Both are recommended for maximum compatibility with OpenAI SDKs and custom clients.

SSE Wire Format

Tensorify streams chunks in the standard OpenAI chat completion chunk shape:

data: {"id":"chatcmpl-...","object":"chat.completion.chunk","created":1719000000,"model":"tensorify","choices":[{"index":0,"delta":{"content":"Hello"},"finish_reason":null}]}

A typical stream follows this sequence:

Role delta — First chunk may include "delta": {"role": "assistant"}.
Content deltas — Subsequent chunks carry token text in "delta": {"content": "..."}.
Finish — Final chunk sets "finish_reason": "stop".
Done — Stream ends with data: [DONE].

During tool execution, the connection stays open with keepalive comments (: keepalive) so proxies do not drop idle connections.

Browser JavaScript

const response = await fetch("https://triggers.tensorify.io/h/whk_.../agent", {
  method: "POST",
  headers: {
    "Content-Type": "application/json",
    "Accept": "text/event-stream",
  },
  body: JSON.stringify({
    body: { message: "What is quantum computing?" },
    stream: true,
  }),
});

const reader = response.body.getReader();
const decoder = new TextDecoder();
let buffer = "";

while (true) {
  const { done, value } = await reader.read();
  if (done) break;

  buffer += decoder.decode(value, { stream: true });
  const lines = buffer.split("\n");
  buffer = lines.pop() || "";

  for (const line of lines) {
    if (!line.startsWith("data: ") || line === "data: [DONE]") continue;
    const chunk = JSON.parse(line.slice(6));
    const content = chunk.choices?.[0]?.delta?.content;
    if (content) process.stdout.write(content); // or append to DOM
  }
}

OpenAI Python SDK

The Python SDK path uses an API Trigger with the openai-chat protocol, which exposes /v1/chat/completions natively.

from openai import OpenAI

client = OpenAI(
    base_url="https://triggers.tensorify.io/h/whk_.../agent/v1",
    api_key="not-needed",  # or your API key if auth is configured
)

stream = client.chat.completions.create(
    model="tensorify",
    messages=[{"role": "user", "content": "Explain SSE streaming"}],
    stream=True,
)

for chunk in stream:
    content = chunk.choices[0].delta.content
    if content:
        print(content, end="", flush=True)

OpenAI Node.js SDK

import OpenAI from "openai";

const client = new OpenAI({
  baseURL: "https://triggers.tensorify.io/h/whk_.../agent/v1",
  apiKey: "not-needed",
});

const stream = await client.chat.completions.create({
  model: "tensorify",
  messages: [{ role: "user", content: "Explain SSE streaming" }],
  stream: true,
});

for await (const chunk of stream) {
  const content = chunk.choices[0]?.delta?.content;
  if (content) process.stdout.write(content);
}

Vercel AI SDK

import { useChat } from "ai/react";

export function Chat() {
  const { messages, input, handleInputChange, handleSubmit } = useChat({
    api: "https://triggers.tensorify.io/h/whk_.../agent",
    body: { stream: true },
    headers: { Accept: "text/event-stream" },
  });

  return (
    <div>
      {messages.map((m) => (
        <div key={m.id}>{m.role}: {m.content}</div>
      ))}
      <form onSubmit={handleSubmit}>
        <input value={input} onChange={handleInputChange} />
      </form>
    </div>
  );
}

curl

curl -N --no-buffer \
  -X POST https://triggers.tensorify.io/h/whk_.../agent \
  -H "Content-Type: application/json" \
  -H "Accept: text/event-stream" \
  -d '{"body":{"message":"Hello"},"stream":true}'

Use -N and --no-buffer so curl prints each SSE line as it arrives instead of waiting for the full response.

Troubleshooting

No streaming output

Ensure streaming: true is set in the AI Agent node settings.
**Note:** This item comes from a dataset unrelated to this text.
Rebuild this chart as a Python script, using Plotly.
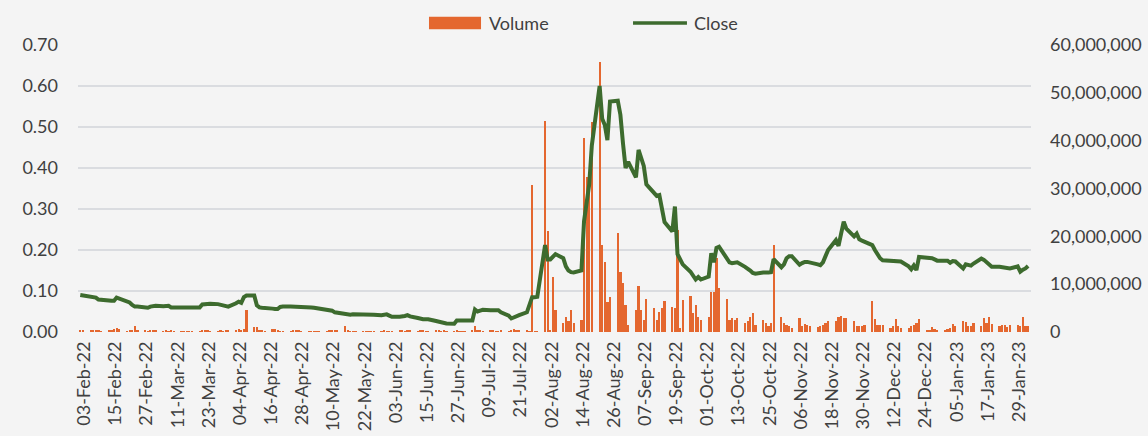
import pandas as pd
import plotly.graph_objects as go

# Trading days (Mon-Fri) from 03-Feb-22 to 03-Feb-23
dates = pd.bdate_range("2022-02-03", "2023-02-03")

# Close price (left axis), one row per week
close = [
    0.090, 0.089,
    0.086, 0.085, 0.084, 0.079, 0.079,
    0.077, 0.076, 0.076, 0.084, 0.082,
    0.076, 0.072, 0.066, 0.062, 0.062,
    0.060, 0.059, 0.062, 0.064, 0.064,
    0.063, 0.063, 0.064, 0.060, 0.060,
    0.060, 0.060, 0.060, 0.060, 0.060,
    0.060, 0.067, 0.068, 0.068, 0.069,
    0.068, 0.067, 0.066, 0.063, 0.062,
    0.070, 0.074, 0.071, 0.085, 0.089,
    0.089, 0.065, 0.060, 0.059, 0.059,
    0.057, 0.056, 0.056, 0.061, 0.062,
    0.062, 0.062, 0.061, 0.062, 0.061,
    0.060, 0.060, 0.059, 0.058, 0.057,
    0.055, 0.054, 0.052, 0.048, 0.047,
    0.042, 0.041, 0.042, 0.043, 0.043,
    0.043, 0.044, 0.044, 0.044, 0.042,
    0.041, 0.042, 0.043, 0.040, 0.037,
    0.037, 0.037, 0.039, 0.041, 0.038,
    0.034, 0.032, 0.031, 0.031, 0.031,
    0.027, 0.025, 0.023, 0.023, 0.021,
    0.020, 0.028, 0.028, 0.028, 0.028,
    0.028, 0.055, 0.050, 0.052, 0.054,
    0.053, 0.053, 0.053, 0.053, 0.048,
    0.040, 0.033, 0.036, 0.039, 0.041,
    0.048, 0.070, 0.085, 0.085, 0.086,
    0.212, 0.177, 0.177, 0.185, 0.190,
    0.180, 0.160, 0.150, 0.146, 0.145,
    0.150, 0.270, 0.310, 0.360, 0.455,
    0.600, 0.520, 0.505, 0.468, 0.562,
    0.564, 0.530, 0.460, 0.400, 0.415,
    0.377, 0.444, 0.420, 0.405, 0.360,
    0.340, 0.332, 0.334, 0.300, 0.268,
    0.245, 0.306, 0.190, 0.175, 0.165,
    0.147, 0.135, 0.128, 0.134, 0.128,
    0.135, 0.192, 0.170, 0.205, 0.208,
    0.176, 0.170, 0.168, 0.168, 0.170,
    0.159, 0.155, 0.150, 0.144, 0.142,
    0.145, 0.144, 0.145, 0.146, 0.178,
    0.158, 0.165, 0.180, 0.185, 0.185,
    0.164, 0.168, 0.171, 0.171, 0.170,
    0.165, 0.163, 0.170, 0.185, 0.200,
    0.224, 0.210, 0.240, 0.269, 0.252,
    0.233, 0.240, 0.226, 0.223, 0.220,
    0.212, 0.200, 0.190, 0.180, 0.175,
    0.174, 0.174, 0.174, 0.172, 0.172,
    0.160, 0.153, 0.162, 0.151, 0.183,
    0.182, 0.181, 0.180, 0.177, 0.174,
    0.174, 0.174, 0.169, 0.173, 0.172,
    0.155, 0.165, 0.163, 0.162, 0.167,
    0.179, 0.176, 0.170, 0.162, 0.159,
    0.159, 0.158, 0.158, 0.157, 0.155,
    0.160, 0.147, 0.152, 0.155, 0.161,
]

# Volume in millions of shares (right axis), one row per week
volume_m = [
    0.3, 0.4,
    0.4, 0.3, 0.3, 0.4, 0.2,
    0.5, 0.5, 0.6, 0.8, 0.6,
    0.2, 0.3, 0.5, 1.2, 0.5,
    0.3, 0.2, 0.4, 0.3, 0.3,
    0.2, 0.3, 0.2, 0.3, 0.2,
    0.2, 0.1, 0.2, 0.2, 0.1,
    0.2, 0.4, 0.3, 0.3, 0.2,
    0.2, 0.3, 0.2, 0.3, 0.4,
    0.3, 0.6, 0.5, 0.6, 4.5,
    1.1, 1.0, 0.4, 0.3, 0.2,
    0.7, 0.6, 0.3, 0.2, 0.2,
    0.2, 0.5, 0.5, 0.3, 0.2,
    0.2, 0.1, 0.2, 0.2, 0.1,
    0.2, 0.3, 0.5, 0.4, 0.3,
    1.2, 0.3, 0.2, 0.2, 0.1,
    0.1, 0.2, 0.2, 0.1, 0.2,
    0.2, 0.3, 0.2, 0.1, 0.2,
    0.3, 0.5, 0.2, 0.3, 0.4,
    0.2, 0.5, 0.3, 0.2, 0.2,
    0.4, 0.3, 0.2, 0.3, 0.2,
    0.2, 0.3, 0.2, 0.2, 0.2,
    0.3, 1.3, 0.5, 0.3, 0.2,
    0.5, 0.3, 0.2, 0.2, 0.3,
    0.2, 0.4, 0.6, 0.5, 0.3,
    0.3, 0.2, 30.7, 0.2, 0.2,
    44.1, 21.1, 0.5, 11.6, 4.7,
    1.9, 3.2, 2.3, 4.7, 1.9,
    2.5, 40.5, 32.5, 32.0, 44.0,
    56.5, 18.2, 14.7, 6.3, 7.4,
    20.8, 12.6, 10.2, 5.6, 1.5,
    4.7, 9.6, 4.7, 2.5, 7.0,
    5.0, 2.5, 4.2, 5.0, 6.5,
    5.3, 5.0, 21.3, 0.8, 6.7,
    7.5, 3.9, 5.6, 3.2, 2.6,
    3.2, 8.4, 8.4, 15.4, 9.1,
    6.8, 2.5, 2.9, 2.5, 2.9,
    1.8, 2.2, 3.2, 3.9, 1.5,
    2.5, 1.8, 1.2, 1.8, 18.2,
    3.2, 1.8, 1.5, 1.2, 0.9,
    2.9, 1.2, 1.7, 1.5, 1.2,
    1.0, 1.2, 1.5, 1.9, 2.2,
    2.2, 3.2, 3.3, 2.9, 2.9,
    2.2, 1.3, 1.2, 1.3, 1.5,
    6.5, 2.7, 1.5, 1.5, 1.5,
    0.9, 1.3, 2.7, 1.2, 0.9,
    0.8, 1.3, 1.5, 1.9, 2.7,
    0.3, 0.5, 1.1, 0.6, 0.4,
    0.4, 0.6, 0.8, 1.6, 1.3,
    2.2, 2.1, 1.2, 1.3, 1.9,
    1.3, 2.9, 1.9, 3.1, 1.6,
    1.3, 1.5, 1.5, 1.1, 1.5,
    1.5, 1.3, 3.2, 1.3, 1.3,
]
volume = [v * 1e6 for v in volume_m]

ORANGE = "#E4672F"
GREEN = "#3D6B2E"
BG = "#F4F4F4"
GRID = "#DADCE0"
TXT = "#404040"
FONT = "Lato"
DAY_MS = 86400000

fig = go.Figure()
fig.add_trace(go.Bar(
    x=dates, y=volume, name="Volume",
    marker=dict(color=ORANGE, line=dict(width=0)),
    width=0.85 * DAY_MS, yaxis="y", showlegend=False,
))
fig.add_trace(go.Scatter(
    x=dates, y=close, name="Close", mode="lines",
    line=dict(color=GREEN, width=4), yaxis="y2", showlegend=False,
))

tickfont = dict(family=FONT, size=18, color=TXT)
fig.update_layout(
    width=1148, height=436,
    margin=dict(l=78, r=117, t=45, b=104),
    paper_bgcolor=BG, plot_bgcolor=BG,
    bargap=0,
    font=dict(family=FONT, size=18, color=TXT),
    xaxis=dict(
        type="date",
        range=["2022-02-02 03:00", "2023-02-04 03:00"],
        tick0="2022-02-03", dtick=12 * DAY_MS,
        tickformat="%d-%b-%y", tickangle=-90,
        showgrid=False, zeroline=False, showline=False, ticks="",
        tickfont=tickfont, ticklabelstandoff=5, ticklabelshift=4,
        automargin=False,
    ),
    yaxis=dict(
        side="right", range=[0, 60e6], dtick=10e6, tickformat=",.0f",
        showgrid=False, zeroline=False, showline=False, ticks="",
        tickfont=tickfont, ticklabelstandoff=18, automargin=False,
    ),
    yaxis2=dict(
        side="left", overlaying="y", range=[0, 0.7], dtick=0.1,
        tickformat=".2f", showgrid=True, gridcolor=GRID, gridwidth=1.5,
        zeroline=False, showline=False, ticks="",
        tickfont=tickfont, ticklabelstandoff=19, automargin=False,
    ),
    shapes=[
        dict(type="rect", xref="paper", yref="paper",
             x0=0.3683, x1=0.4229, y0=1.0547, y1=1.0986,
             fillcolor=ORANGE, line=dict(width=0)),
        dict(type="line", xref="paper", yref="paper",
             x0=0.5824, x1=0.6390, y0=1.0767, y1=1.0767,
             line=dict(color=GREEN, width=3.5)),
    ],
    annotations=[
        dict(text="Volume", xref="paper", yref="paper", x=0.4292, y=1.0767,
             xanchor="left", yanchor="middle", showarrow=False,
             font=dict(family=FONT, size=18, color=TXT)),
        dict(text="Close", xref="paper", yref="paper", x=0.6443, y=1.0767,
             xanchor="left", yanchor="middle", showarrow=False,
             font=dict(family=FONT, size=18, color=TXT)),
    ],
)

fig.write_html(
    "out.html",
    config={"displayModeBar": False},
    post_script="document.body.style.margin='0';"
                "document.body.style.background='" + BG + "';",
)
Without it, the agent returns a complete response in a single JSON payload even when the client requests a stream.

Buffered output

Some proxies buffer SSE responses and deliver them in large batches. Tensorify sets X-Accel-Buffering: no automatically. If you run nginx in front of your endpoint, add proxy_buffering off; to the relevant location block.

CORS errors

Tensorify's hooks service allows all origins for trigger endpoints. If you route requests through a custom proxy, ensure CORS headers (Access-Control-Allow-Origin, etc.) are forwarded or set correctly.

Connection drops

Keepalive comments are sent every 15 seconds during long-running tool calls. If your proxy or load balancer has a shorter idle timeout, increase it to at least 60 seconds so the stream stays open until the agent finishes.